Be Original Americas 2019 Design Fellows Begin 5-Week Program
Nino Chambers, an architecture major at Tuskegee University, and Claire Lin, an architecture and engineering student at Brown University, have begun their immersive in-the-field program after their selection as Be Original Americas 2019 Student Design Fellowship recipients. Between June 17 and July 22, they will visit leading interior design and architecture companies in eight cities across six states, touring showrooms, manufacturing facilities, and headquarters and speaking with design professionals.
This is the fourth year that Be Original Americas, a non-profit organization dedicated to supporting original design, has sponsored the Student Design Fellowship. Companies participating in the 2019 program are Blu Dot and Hennepin Made in Minneapolis; Herman Miller in Zeeland, Michigan; Carnegie and Flavor Paper in New York City; Design Within Reach in Stamford, Connecticut; Niche Modern in Beacon, New York; Emeco in Hanover, Pennsylvania; and Bernhardt Design in Lenoir, North Carolina. The students will also visit architecture and design member firms, including Gensler, Rottet Studio, TPG Architecture, and others.
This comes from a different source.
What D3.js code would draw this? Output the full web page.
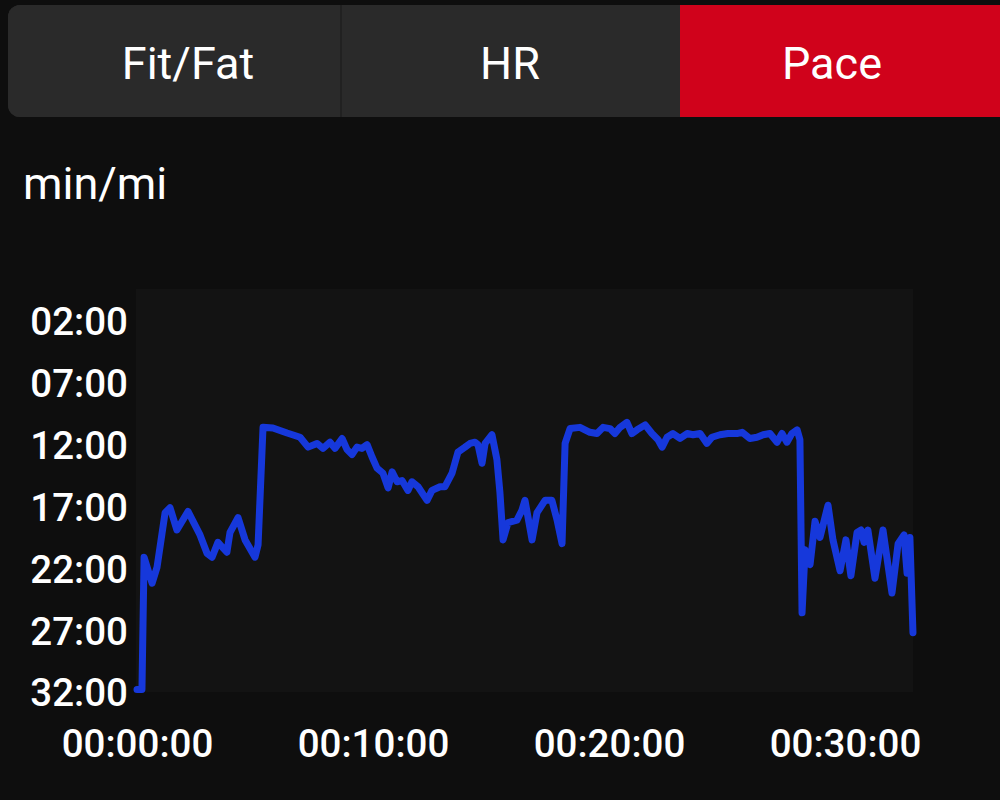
<!DOCTYPE html>
<html>
<head>
<meta charset="utf-8">
<script src="https://cdn.jsdelivr.net/npm/d3@7"></script>
<style>
  html, body { margin: 0; padding: 0; background: #0e0e0e; }
  svg { display: block; }
</style>
</head>
<body>
<svg id="chart" width="1000" height="800"></svg>
<script>
// ---- Data (elapsed minutes, pace in min/mi) ----
const tabs = ["Fit/Fat", "HR", "Pace"];
const activeTab = "Pace";
const unitLabel = "min/mi";
const xTickValues = [0, 10, 20, 30];
const yTickValues = [2, 7, 12, 17, 22, 27, 32];
const elapsedMin = [
  0, 0.21, 0.30, 0.64, 0.85, 1.19, 1.40, 1.69, 2.16, 2.67, 2.97, 3.18, 3.43, 3.81, 3.94, 4.28, 4.58, 5.00, 5.13, 5.34,
  5.76, 6.36, 6.91, 7.25, 7.63, 7.88, 8.18, 8.39, 8.69, 8.90, 9.11, 9.32, 9.53, 9.75, 9.96, 10.17, 10.42, 10.64, 10.81, 11.02,
  11.23, 11.48, 11.65, 11.91, 12.29, 12.50, 12.84, 13.05, 13.35, 13.60, 13.90, 14.11, 14.32, 14.45, 14.62, 14.75, 15.04, 15.25, 15.38, 15.51,
  15.72, 16.10, 16.31, 16.44, 16.74, 16.95, 17.29, 17.58, 17.80, 18.01, 18.14, 18.35, 18.77, 19.19, 19.49, 19.75, 20.04, 20.25, 20.47, 20.76,
  20.97, 21.19, 21.53, 21.82, 22.08, 22.25, 22.46, 22.71, 23.01, 23.31, 23.56, 23.86, 24.15, 24.36, 24.70, 25.04, 25.42, 25.64, 25.97, 26.27,
  26.53, 26.82, 27.12, 27.33, 27.54, 27.75, 27.97, 28.09, 28.18, 28.31, 28.52, 28.73, 28.94, 29.28, 29.49, 29.79, 30.04, 30.25, 30.51, 30.68,
  30.81, 30.97, 31.27, 31.61, 31.99, 32.25, 32.50, 32.63, 32.75, 32.88
];
const paceMin = [
  31.8, 31.8, 21.1, 23.2, 21.9, 17.5, 17.1, 18.9, 17.4, 19.3, 20.8, 21.1, 19.9, 20.7, 19.1, 17.9, 19.7, 21.1, 20.1, 10.6,
  10.65, 11.06, 11.4, 12.2, 11.9, 12.3, 11.8, 12.3, 11.5, 12.4, 12.8, 12.2, 12.3, 12.0, 13.0, 13.9, 14.3, 15.5, 14.2, 15.0,
  14.9, 15.7, 15.0, 15.4, 16.5, 15.7, 15.4, 15.4, 14.3, 12.6, 12.2, 11.9, 11.8, 12.0, 13.5, 11.9, 11.2, 13.2, 15.9, 19.7,
  18.3, 18.1, 17.3, 16.5, 19.7, 17.5, 16.5, 16.5, 18.1, 20.0, 11.9, 10.7, 10.6, 11.0, 11.1, 10.6, 10.7, 11.1, 10.6, 10.2,
  11.1, 10.8, 10.4, 11.1, 11.6, 12.2, 11.4, 11.1, 11.5, 11.1, 11.2, 11.1, 11.9, 11.4, 11.2, 11.1, 11.1, 11.0, 11.5, 11.4,
  11.2, 11.1, 11.8, 11.1, 11.8, 11.1, 10.8, 11.6, 25.6, 20.5, 21.7, 18.2, 19.5, 16.9, 19.7, 22.2, 19.7, 22.6, 19.1, 18.9,
  19.9, 18.9, 22.8, 18.9, 24.0, 20.0, 19.3, 22.4, 19.5, 27.2
];

const data = elapsedMin.map((t, i) => ({ t, p: paceMin[i] }));
const svg = d3.select("#chart");
const font = "Roboto, 'Noto Sans', sans-serif";

// ---- Tab bar ----
svg.append("rect").attr("x", 8).attr("y", 5).attr("width", 1010).attr("height", 112)
  .attr("rx", 12).attr("fill", "#2a2a2a");
svg.append("clipPath").attr("id", "tabclip").append("rect")
  .attr("x", 8).attr("y", 5).attr("width", 1010).attr("height", 112).attr("rx", 12);
const tabG = svg.append("g").attr("clip-path", "url(#tabclip)");
tabs.forEach((name, i) => {
  const x0 = [8, 341, 680][i];
  const x1 = [341, 680, 1020][i];
  tabG.append("rect").attr("x", x0).attr("y", 5).attr("width", x1 - x0).attr("height", 112)
    .attr("fill", name === activeTab ? "#d0021b" : "#2a2a2a");
  if (i > 0 && tabs[i] !== activeTab) {
    tabG.append("line").attr("x1", x0).attr("x2", x0).attr("y1", 5).attr("y2", 117)
      .attr("stroke", "#1f1f1f").attr("stroke-width", 1.5);
  }
  svg.append("text").attr("x", [188, 510, 832][i]).attr("y", 79)
    .attr("text-anchor", "middle").attr("fill", "#ffffff")
    .style("font-family", font).style("font-size", "45px")
    .text(name);
});

// ---- Unit label ----
svg.append("text").attr("x", 23).attr("y", 199).attr("fill", "#ffffff")
  .style("font-family", font).style("font-size", "45px").text(unitLabel);

// ---- Scales ----
const x = d3.scaleLinear().domain([0, 30]).range([137, 845]);
const y = d3.scaleLinear().domain([2, 32]).range([321, 692]);

// plot background
svg.append("rect").attr("x", 136).attr("y", 289).attr("width", 777).attr("height", 403)
  .attr("fill", "#131313");

// ---- Axes ----
const pad2 = n => String(n).padStart(2, "0");
const xAxis = d3.axisBottom(x).tickValues(xTickValues).tickSize(0).tickPadding(0)
  .tickFormat(d => `00:${pad2(d)}:00`);
const gx = svg.append("g").attr("transform", "translate(0,757)").call(xAxis);
gx.select(".domain").remove();
gx.selectAll("text").attr("fill", "#ffffff").attr("dy", 0)
  .style("font-family", font).style("font-size", "38.5px").style("font-weight", 500);

const yAxis = d3.axisLeft(y).tickValues(yTickValues).tickSize(0).tickPadding(0)
  .tickFormat(d => `${pad2(d)}:00`);
const gy = svg.append("g").attr("transform", "translate(128,0)").call(yAxis);
gy.select(".domain").remove();
gy.selectAll("text").attr("fill", "#ffffff").attr("dy", "0.36em")
  .style("font-family", font).style("font-size", "38.5px").style("font-weight", 500);

// ---- Line ----
const line = d3.line().x(d => x(d.t)).y(d => y(d.p)).curve(d3.curveLinear);
svg.append("path").datum(data).attr("d", line)
  .attr("fill", "none").attr("stroke", "#1638db").attr("stroke-width", 7)
  .attr("stroke-linejoin", "round").attr("stroke-linecap", "round");
</script>
</body>
</html>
Chambers, who will graduate in 2022, says he is passionate about sustainability and furniture design and believes inclusivity and education are vital to the future of original design. Lin, who graduates in 2021, says she is interested in the role of design with architecture/planning, entrepreneurship, and the digital sphere.
Previous Be Original Americas Design Fellows have successfully launched industry careers: Sarah Ahart, a 2017 Virginia Tech graduate is now an exhibition designer at 42 Design Fab Studio; Karina Campos, a 2017 Syracuse University graduate is now employed at IBM as a user researcher; and Irene Lee, a 2018 Cornell University graduate is working as a business analyst at Deloitte.
“The visits to countless design companies and conversations I has with industry professionals helped me develop a new perspective on the importance of design and originality,” says Lee of her experience in the program. “The fellowship reached beyond my design education by giving me hands-on experiences that I could not have gotten otherwise.”